EXCERPT FROM “EXPLORING SPLUNK: SEARCH PROCESSING LANGUAGE (SPL) PRIMER AND COOKBOOK”. Kindle/iPad/PDF available for free, and hardcopy available for purchase at Amazon.
You need to find transactions with specific field values.
A general search for all transactions might look like this:
sourcetype=email_logs | transaction userid
Suppose, however, that we want to identify just those transactions where there is an event that has the field/value pairs to=root and from=msmith. You could use this search:
sourcetype=email_logs | transaction userid | search to=root from=msmith
The problem here is that you are retrieving all events from this sourcetype (potentially billions), building up all the transactions, and then throwing 99% of the data right in to the bit bucket.
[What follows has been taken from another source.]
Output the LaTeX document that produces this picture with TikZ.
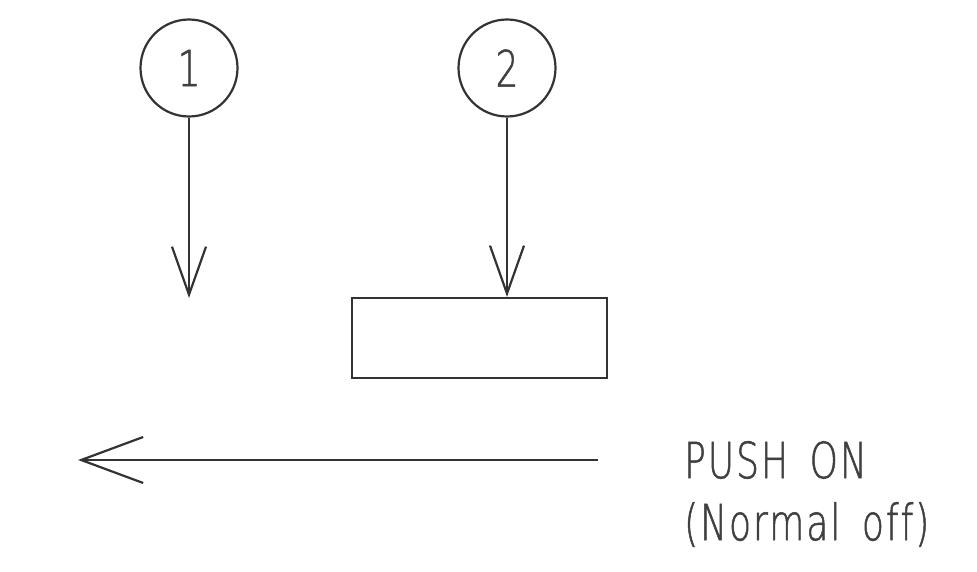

Not only is it slow, but it is also painfully inefficient.
You might be tempted to reduce the data coming in as follows:
sourcetype=email_logs (to=root OR from=msmith) | transaction userid | search to=root from=msmith
Although you are not inefficiently retrieving all the events from the given sourcetype, there are two additional problems. The first problem is fatal: you are getting only a fraction of the events needed to solve your problem. Specifically, you are only retrieving events that have a to or a from field. Using this syntax, you are missing all the other events that could make up the transaction. For example, suppose this is what the full transaction should look like:
 10/15/2012 10:11:12 userid=123 to=root  10/15/2012 10:11:13 userid=123 from=msmith  10/15/2012 10:11:14 userid=123 subject=”serious error”  10/15/2012 10:11:15 userid=123 server=mailserver  10/15/2012 10:11:16 userid=123 priority=high
The above search will not get event3, which has subject, or event4, which has server, and it will not be possible for Splunk to return the complete transaction.
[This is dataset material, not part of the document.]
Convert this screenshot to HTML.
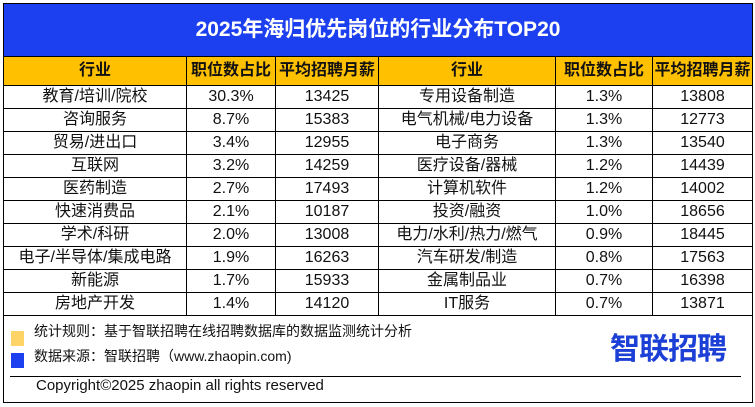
<!DOCTYPE html><html><head><meta charset="utf-8"><style>
body{margin:0;width:755px;height:407px;background:#fff;position:relative;overflow:hidden;font-family:"Liberation Sans","Noto Sans CJK SC",sans-serif}
.box{position:absolute;left:3px;top:3px;width:748px;height:398px;border:1px solid #000}
.title{position:absolute;left:4px;top:4px;width:748px;height:52px;background:#1c3ff0;color:#fff;font-weight:bold;font-size:21px;text-align:center;line-height:52px}
table{position:absolute;left:3px;top:56px;border-collapse:collapse;table-layout:fixed}
td{border:1px solid #000;text-align:center;font-size:16px;height:22px;padding:0;line-height:22px;color:#111;white-space:nowrap;overflow:hidden}
tr.h td{background:#ffc000;font-weight:bold;font-size:16px;height:28px}
.t{position:absolute;font-size:14px;color:#111}
</style></head><body>
<div class="box"></div>
<div class="title">2025年海归优先岗位的行业分布TOP20</div>
<table>
<colgroup><col style="width:183px"><col style="width:89px"><col style="width:103px"><col style="width:177px"><col style="width:97px"><col style="width:100px"></colgroup>
<tr class="h"><td>行业</td><td>职位数占比</td><td>平均招聘月薪</td><td>行业</td><td>职位数占比</td><td>平均招聘月薪</td></tr>
<tr><td>教育/培训/院校</td><td>30.3%</td><td>13425</td><td>专用设备制造</td><td>1.3%</td><td>13808</td></tr>
<tr><td>咨询服务</td><td>8.7%</td><td>15383</td><td>电气机械/电力设备</td><td>1.3%</td><td>12773</td></tr>
<tr><td>贸易/进出口</td><td>3.4%</td><td>12955</td><td>电子商务</td><td>1.3%</td><td>13540</td></tr>
<tr><td>互联网</td><td>3.2%</td><td>14259</td><td>医疗设备/器械</td><td>1.2%</td><td>14439</td></tr>
<tr><td>医药制造</td><td>2.7%</td><td>17493</td><td>计算机软件</td><td>1.2%</td><td>14002</td></tr>
<tr><td>快速消费品</td><td>2.1%</td><td>10187</td><td>投资/融资</td><td>1.0%</td><td>18656</td></tr>
<tr><td>学术/科研</td><td>2.0%</td><td>13008</td><td>电力/水利/热力/燃气</td><td>0.9%</td><td>18445</td></tr>
<tr><td>电子/半导体/集成电路</td><td>1.9%</td><td>16263</td><td>汽车研发/制造</td><td>0.8%</td><td>17563</td></tr>
<tr><td>新能源</td><td>1.7%</td><td>15933</td><td>金属制品业</td><td>0.7%</td><td>16398</td></tr>
<tr><td>房地产开发</td><td>1.4%</td><td>14120</td><td>IT服务</td><td>0.7%</td><td>13871</td></tr>
</table>
<div style="position:absolute;left:11px;top:331px;width:13px;height:15px;background:#ffd466"></div>
<div style="position:absolute;left:11px;top:353px;width:13px;height:15px;background:#1c3ff0"></div>
<div class="t" style="left:34px;top:321px">统计规则：基于智联招聘在线招聘数据库的数据监测统计分析</div>
<div class="t" style="left:34px;top:346px">数据来源：智联招聘（www.zhaopin.com)</div>
<div style="position:absolute;left:610px;top:332px;font-size:30px;font-weight:bold;color:#1c3fd6;letter-spacing:-1px;line-height:36px">智联招聘</div>
<div style="position:absolute;left:10px;top:376px;width:731px;height:1px;background:#000"></div>
<div class="t" style="left:36px;top:377px;font-size:15px">Copyright©2025 zhaopin all rights reserved</div>
</body></html>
The second problem with the search is that to=root might be very common and you could actually be retrieving too many events and building too many transactions.
So what is the solution? There are two methods: using subsearches and using the searchtxn command.
Your goal is to get all the userid values for events that have to=root, or from=msmith. Pick the more rare condition to get the candidate userid values as quickly as possible. Let’s assume that from=msmith is more rare:
sourcetype=email_logs from=msmith | dedup userid | fields userid
Now that you have the relevant userid values, you can search for just those events that contain these values and more efficiently build the transaction:
... | transaction userid
Finally, filter the transactions to make sure that they have to=root and from=msmith (it’s possible that a userid value is used for other to and from values):
... | search to=root AND from=msmith
Putting this all together, with the first search as a subsearch passing the userid to the outer search:
[ search sourcetype=email_logs from=msmith | dedup userid | fields userid ] | transaction userid | search to=root from=msmith
The searchtxn (“search transaction”) command does the subsearch leg-work for you. It searches for just the events needed to build a transaction. Specifically, searchtxn does transitive closure of fields needed for transaction, running the searches needed to find events for transaction, then running the transaction search, and finally filtering them to the specified constraints. If you were unifying your events by more than one field, the subsearch solution becomes tricky. searchtxn also determines which seed condition is rarer to get the fastest results. Thus, your search for email transactions with to=root and from=msmith, simply becomes:
| searchtxn email_txn to=root from=msmith
But what is email_txn in the above search? It refers to a transaction-type definition that has to be created in a Splunk config file — transactiontype.conf. In this case, transactiontype.conf might look like:
[email_txn] fields=userid search = sourcetype=email_logs
Running the searchtxn search will automatically run the search: sourcetype=email_logs from=msmith | dedup userid. The result of that search gives searchtxn the list of the userids to operate upon. It then runs another search for: sourcetype=email_logs (userid=123 OR userid=369 OR userid=576 …) | transaction name=email_txn | search to=root from=msmith
This search returns the needle-in-the-haystack transactions from the results returned by the searchtxn search.
Note: If the transaction command’s field list had more than one field, searchtxn would automatically run multiple searches to get a transitive closure of all values needed.
Explore using multiple fields with the searchtxn command. If you’re interested in getting the relevant events and don’t want searchtxn to actually build the transactions, use eventsonly=true.